In order to gain this additional information the customer can look at the list with all the public keys, which was published by the manufacturer. In this way, a customer can easily verify, if the public key of the object he is going to buy is included in the official list. If the list is also stored in a smart contract, this process can be easily sourced out and automated on the blockchain.
(5)
When a customer gets or buys the desired object with the built in NFC chip, he can easily verify the integrity of the object. The NFC-chip on the object needs to make a signature with its private key and the customer can then check, if the signature corresponds to the public key of the chip.
Because otherwise there could also be a normal NFC chip which only stores the public key. But by creating the signature, the chip proves to the customer that it also stores the according private key.
(6)
And because the hash value of the list is also included in every transaction it is also assured that the list has not been manipulated afterwards. If the list is also stored in a smart contract, this is automatically ensured. Therefore, the manufacturer does not get any chance to sell any objects that are not included in the initial list of public keys.
Why use Blockchain?
What are the important aspects of blockchain technology in this application?

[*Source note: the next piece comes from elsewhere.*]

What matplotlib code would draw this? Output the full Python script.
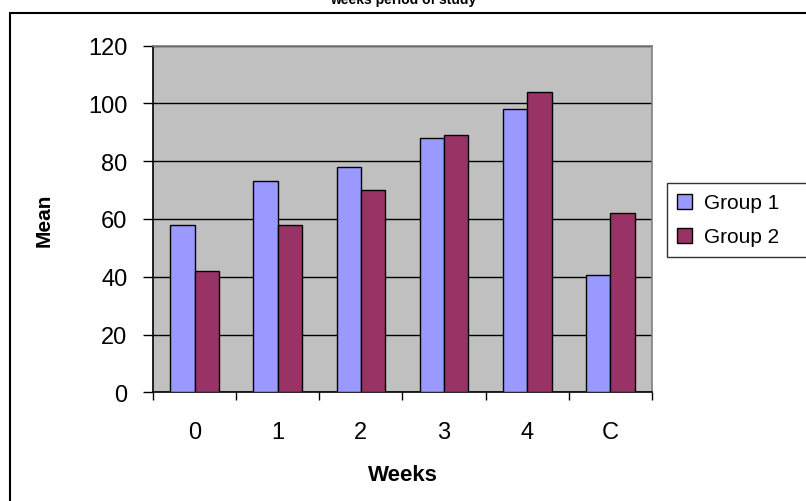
import matplotlib
matplotlib.use("Agg")
import matplotlib.pyplot as plt
import numpy as np
from matplotlib.patches import Rectangle

# data
weeks = ["0", "1", "2", "3", "4", "C"]
group1 = [58, 73, 78, 88, 98, 40.5]
group2 = [42, 58, 70, 89, 104, 62]

plt.rcParams['font.family'] = ['Liberation Sans', 'DejaVu Sans']

fig = plt.figure(figsize=(8.06, 5.02), dpi=100)
ax = fig.add_axes([153/806, 1 - 393.3/502, 499/806, 346.6/502])
ax.set_facecolor('#C0C0C0')

x = np.arange(len(weeks))
w = 0.292
ax.bar(x - w/2, group1, w, color='#9999FF', edgecolor='black', linewidth=1, label='Group 1', zorder=3)
ax.bar(x + w/2, group2, w, color='#993366', edgecolor='black', linewidth=1, label='Group 2', zorder=3)

ax.set_xlim(-0.5, len(weeks) - 0.5)
ax.set_ylim(0, 120)
ax.set_yticks(range(0, 121, 20))
ax.yaxis.grid(True, color='black', linewidth=1)
ax.set_axisbelow(True)

# ticks between categories, labels at centres
ax.set_xticks(np.arange(-0.5, len(weeks), 1))
ax.set_xticklabels([])
ax.set_xticks(x, minor=True)
ax.set_xticklabels(weeks, minor=True)
ax.tick_params(axis='x', which='major', length=6, width=1, direction='out')
ax.tick_params(axis='x', which='minor', length=0, pad=21, labelsize=17)
ax.tick_params(axis='y', length=7, width=1, direction='out', pad=11.5, labelsize=17)

for s in ['left', 'bottom']:
    ax.spines[s].set_color('black')
    ax.spines[s].set_linewidth(1.2)
for s in ['top', 'right']:
    ax.spines[s].set_color('#808080')
    ax.spines[s].set_linewidth(1.2)

ax.set_xlabel('Weeks', fontsize=16, fontweight='bold', va='center')
ax.xaxis.set_label_coords(0.5, -0.2386)
ax.set_ylabel('Mean', fontsize=15, fontweight='bold', va='center')
ax.yaxis.set_label_coords(-0.218, 0.5)

fig.text(403/806, 1 - 4/502, 'weeks period of study', ha='center', va='baseline',
         fontsize=10, fontweight='bold')

# outer chart border (only left and top visible in the crop)
fig.patches.append(Rectangle((10/806, -0.1), 1.2, 1 - 14/502 + 0.1, transform=fig.transFigure,
                             fill=False, edgecolor='black', linewidth=1.5))

leg = fig.legend(loc='upper left', bbox_to_anchor=(667/806, 1 - 253/502, 0.3, 69/502),
                 mode='expand', fontsize=15, frameon=True, fancybox=False, edgecolor='black',
                 handlelength=0.72, handleheight=0.72, handletextpad=0.58, borderpad=0.5,
                 labelspacing=0.72, borderaxespad=0)
leg.get_frame().set_linewidth(1)

fig.savefig('out.png', dpi=100)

First of all it is decentralization. Because all the data (or specifically the hashes of the data and the transactions) is stored on a public blockchain, there is no single central authority which can compromise the data. Furthermore, there is no single point of failure, it is absolutely no problem if one node of the blockchain shuts down.
Moreover, the data is immutably stored on the blockchain. Because the hash of the list with all public keys is included in every transaction, the list can not be altered anymore afterwards. Any change in the list would also affect the hash in the list. And the customers would recognise the change.

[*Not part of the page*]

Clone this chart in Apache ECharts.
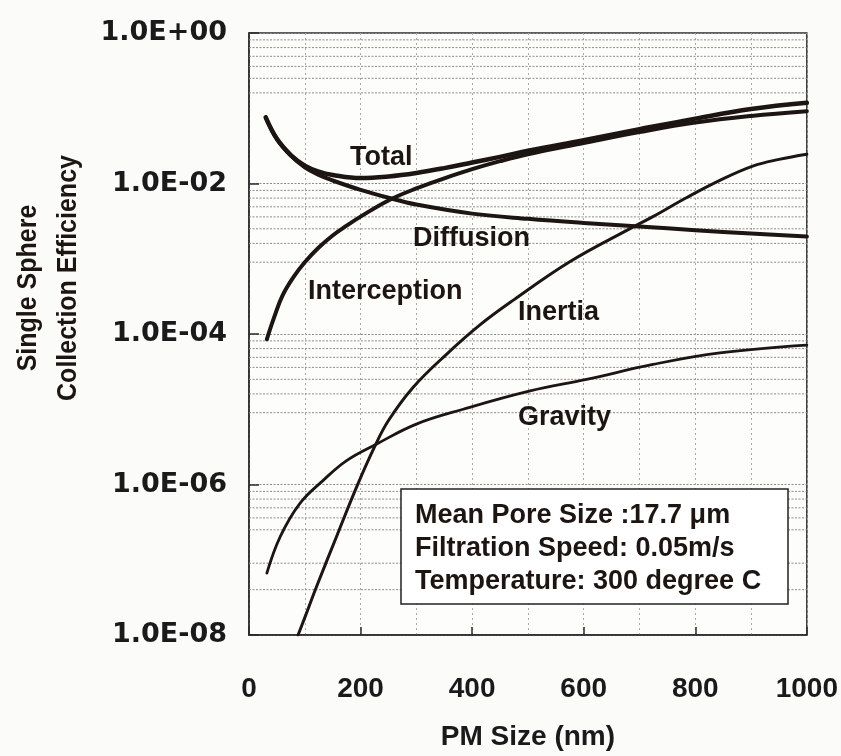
<!DOCTYPE html>
<html><head><meta charset="utf-8">
<script src="https://cdn.jsdelivr.net/npm/echarts@6/dist/echarts.min.js"></script>
<style>html,body{margin:0;padding:0;background:#fbfbfa;} #c{width:841px;height:756px;}</style>
</head><body><div id="c"></div>
<script>
// ---- data ----
const yTickExponents = [-8, -6, -4, -2, 0];
const yTickLabels = ['1.0E-08', '1.0E-06', '1.0E-04', '1.0E-02', '1.0E+00'];

const totalX = [30, 50, 75, 100, 125, 150, 200, 250, 300, 350, 400, 450, 500, 600, 700, 800, 900, 1000];
const totalY = [0.0756, 0.0392, 0.0239, 0.0173, 0.0144, 0.0130, 0.0118, 0.0124, 0.0138, 0.0160, 0.0190, 0.0226, 0.0272, 0.0377, 0.0527, 0.0728, 0.0975, 0.118];

const diffusionX = [30, 50, 75, 100, 125, 150, 200, 250, 300, 400, 500, 600, 700, 800, 900, 1000];
const diffusionY = [0.0755, 0.0389, 0.0234, 0.0164, 0.0130, 0.01096, 0.00822, 0.00646, 0.00525, 0.00398, 0.00339, 0.00299, 0.00269, 0.00240, 0.00216, 0.00197];

const interceptionX = [32, 45, 60, 80, 100, 125, 150, 175, 200, 250, 300, 350, 400, 450, 500, 600, 700, 800, 900, 1000];
const interceptionY = [8.5e-5, 1.66e-4, 3.24e-4, 5.75e-4, 9.0e-4, 1.41e-3, 2.04e-3, 2.75e-3, 3.63e-3, 5.96e-3, 8.6e-3, 0.0117, 0.0155, 0.0198, 0.0245, 0.0345, 0.0482, 0.0645, 0.0790, 0.0914];

const inertiaX = [88, 100, 121, 157, 193, 225, 250, 294, 354, 414, 474, 575, 683, 724, 784, 844, 903, 950, 1000];
const inertiaY = [1.0e-8, 1.7e-8, 4.37e-8, 2.04e-7, 9.3e-7, 3.16e-6, 7.08e-6, 1.95e-5, 5.37e-5, 1.32e-4, 2.82e-4, 9.12e-4, 2.51e-3, 3.63e-3, 6.46e-3, 0.0110, 0.0170, 0.0209, 0.0245];

const gravityX = [32, 56, 91, 133, 175, 229, 300, 384, 504, 605, 724, 844, 1000];
const gravityY = [6.65e-8, 2.03e-7, 5.58e-7, 1.135e-6, 2.08e-6, 3.46e-6, 6.35e-6, 1.0e-5, 1.75e-5, 2.49e-5, 3.94e-5, 5.6e-5, 7.1e-5];

// horizontal minor grid lines of the log axis
const minorGridValues = [
  0.81, 0.64, 0.49, 0.36, 0.25, 0.16,
  8.1e-3, 6.4e-3, 4.9e-3, 3.6e-3, 2.5e-3, 1.6e-3, 9e-4,
  8.1e-5, 6.4e-5, 4.9e-5, 3.6e-5, 2.5e-5, 1.6e-5, 9e-6,
  8.1e-7, 6.4e-7, 4.9e-7, 3.6e-7, 2.5e-7, 9e-8, 4e-8
];

const seriesNames = ['Total', 'Diffusion', 'Interception', 'Inertia', 'Gravity'];
const infoLines = ['Mean Pore Size :17.7 \u03bcm', 'Filtration Speed: 0.05m/s', 'Temperature: 300 degree C'];
const axisTitleX = 'PM Size (nm)';
const axisTitleY = ['Single Sphere', 'Collection Efficiency'];

// ---- chart ----
const pair = (xs, ys) => xs.map((x, i) => [x, ys[i]]);
const INK = '#1c1512';
const ARIAL = '"Liberation Sans", Arial, sans-serif';
const X_MIN = 0, X_MAX = 1000;

const chart = echarts.init(document.getElementById('c'), null, {renderer: 'canvas'});

function lineSeries(name, xs, ys, w) {
  return {
    name, type: 'line', data: pair(xs, ys), showSymbol: false, symbol: 'none',
    smooth: 0.4, lineStyle: {color: INK, width: w, cap: 'round', join: 'round'},
    z: 3, silent: true
  };
}

const gridSeries = minorGridValues.map(v => ({
  type: 'line', data: [[X_MIN, v], [X_MAX, v]], showSymbol: false, symbol: 'none', silent: true, z: 1,
  lineStyle: {color: '#8c8c8c', width: 1, type: [2, 1.5]}
}));

const option = {
  animation: false,
  backgroundColor: '#fbfbfa',
  grid: {left: 249, right: 34, top: 33, bottom: 117, show: true, backgroundColor: '#fdfdfc',
         borderColor: '#2a2a2a', borderWidth: 1.5},
  xAxis: {
    type: 'value', min: X_MIN, max: X_MAX, interval: 200,
    axisLine: {show: true, lineStyle: {color: '#2a2a2a', width: 1.5}},
    axisTick: {show: true, inside: true, length: 8, lineStyle: {color: '#2a2a2a', width: 1.5}},
    axisLabel: {margin: 40, color: '#1a1a1a', fontFamily: ARIAL, fontWeight: 'bold', fontSize: 28,
                formatter: v => String(v)},
    splitLine: {show: true, lineStyle: {color: '#aaa', width: 1, type: [2, 3]}},
    minorTick: {show: false, splitNumber: 2},
    minorSplitLine: {show: true, lineStyle: {color: '#aaa', width: 1, type: [2, 3]}},
    name: axisTitleX, nameLocation: 'middle', nameGap: 88,
    nameTextStyle: {color: '#1a1a1a', fontFamily: ARIAL, fontWeight: 'bold', fontSize: 28}
  },
  yAxis: {
    type: 'log', logBase: 100, min: 1e-8, max: 1, interval: 1, splitNumber: 4,
    axisLine: {show: true, lineStyle: {color: '#2a2a2a', width: 1.5}},
    axisTick: {show: true, inside: true, length: 10, lineStyle: {color: '#2a2a2a', width: 1.5}},
    axisLabel: {
      margin: 22, color: '#1a1a1a', fontFamily: '"DejaVu Sans", sans-serif', fontWeight: 'bold', fontSize: 27,
      formatter: v => {
        const e = Math.round(Math.log10(v));
        const i = yTickExponents.indexOf(e);
        return i >= 0 ? yTickLabels[i] : '';
      }
    },
    splitLine: {show: true, lineStyle: {color: '#8c8c8c', width: 1, type: [2, 1.5]}}
  },
  series: gridSeries.concat([
    lineSeries(seriesNames[0], totalX, totalY, 4.5),
    lineSeries(seriesNames[1], diffusionX, diffusionY, 4),
    lineSeries(seriesNames[2], interceptionX, interceptionY, 4),
    lineSeries(seriesNames[3], inertiaX, inertiaY, 3),
    lineSeries(seriesNames[4], gravityX, gravityY, 2.8)
  ]),
  graphic: [
    // curve labels
    {type: 'text', left: 350, top: 144, z: 10, style: {text: seriesNames[0], font: 'bold 27px ' + ARIAL, fill: INK}},
    {type: 'text', left: 413, top: 225, z: 10, style: {text: seriesNames[1], font: 'bold 27px ' + ARIAL, fill: INK}},
    {type: 'text', left: 308, top: 278, z: 10, style: {text: seriesNames[2], font: 'bold 27px ' + ARIAL, fill: INK}},
    {type: 'text', left: 518, top: 299, z: 10, style: {text: seriesNames[3], font: 'bold 27px ' + ARIAL, fill: INK}},
    {type: 'text', left: 518, top: 404, z: 10, style: {text: seriesNames[4], font: 'bold 27px ' + ARIAL, fill: INK}},
    // info box
    {type: 'rect', z: 10, shape: {x: 401, y: 489, width: 387, height: 115},
     style: {fill: '#ffffff', stroke: '#222', lineWidth: 1.5}},
    {type: 'text', z: 11, x: 415, y: 516, style: {text: infoLines[0], font: 'bold 27px ' + ARIAL, fill: INK, textVerticalAlign: 'middle'}},
    {type: 'text', z: 11, x: 415, y: 549, style: {text: infoLines[1], font: 'bold 27px ' + ARIAL, fill: INK, textVerticalAlign: 'middle'}},
    {type: 'text', z: 11, x: 415, y: 582, style: {text: infoLines[2], font: 'bold 27px ' + ARIAL, fill: INK, textVerticalAlign: 'middle'}},
    // y axis title
    {type: 'text', z: 10, x: 28, y: 288, rotation: Math.PI / 2, scaleY: 1.1,
     style: {text: axisTitleY[0], font: 'bold 25px ' + ARIAL, fill: INK, textAlign: 'center', textVerticalAlign: 'middle'}},
    {type: 'text', z: 10, x: 68, y: 278, rotation: Math.PI / 2, scaleY: 1.1,
     style: {text: axisTitleY[1], font: 'bold 25px ' + ARIAL, fill: INK, textAlign: 'center', textVerticalAlign: 'middle'}}
  ]
};
chart.setOption(option);
</script>
</body></html>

Blockchain technology also provides an open ecosystem which can be adapted and extended easily. The use case could be extended in a way that also the ownership of the asset is stored on the blockchain. And additional information regarding the asset can also be added. Like for example manufacturing details or the used raw materials. Furthermore, new business models could be created by paying the manufacturer of the asset a small percentage, every time the item is resold. Basically, the presented use case is only the minimum version which creates a basis for further applications.
Conclusion
Scarcity of an asset drives value. But in a digital context it is hard to prove scarcity, since nearly everything that is digitally represented can be easily duplicated. By using blockchain technology combined with NFC technology it is possible to create physical-, as well as digital scarcity for manufactured goods. And more importantly, the combination succeeds in assuring that the manufacturer is providing the same limitation as he promises his customers.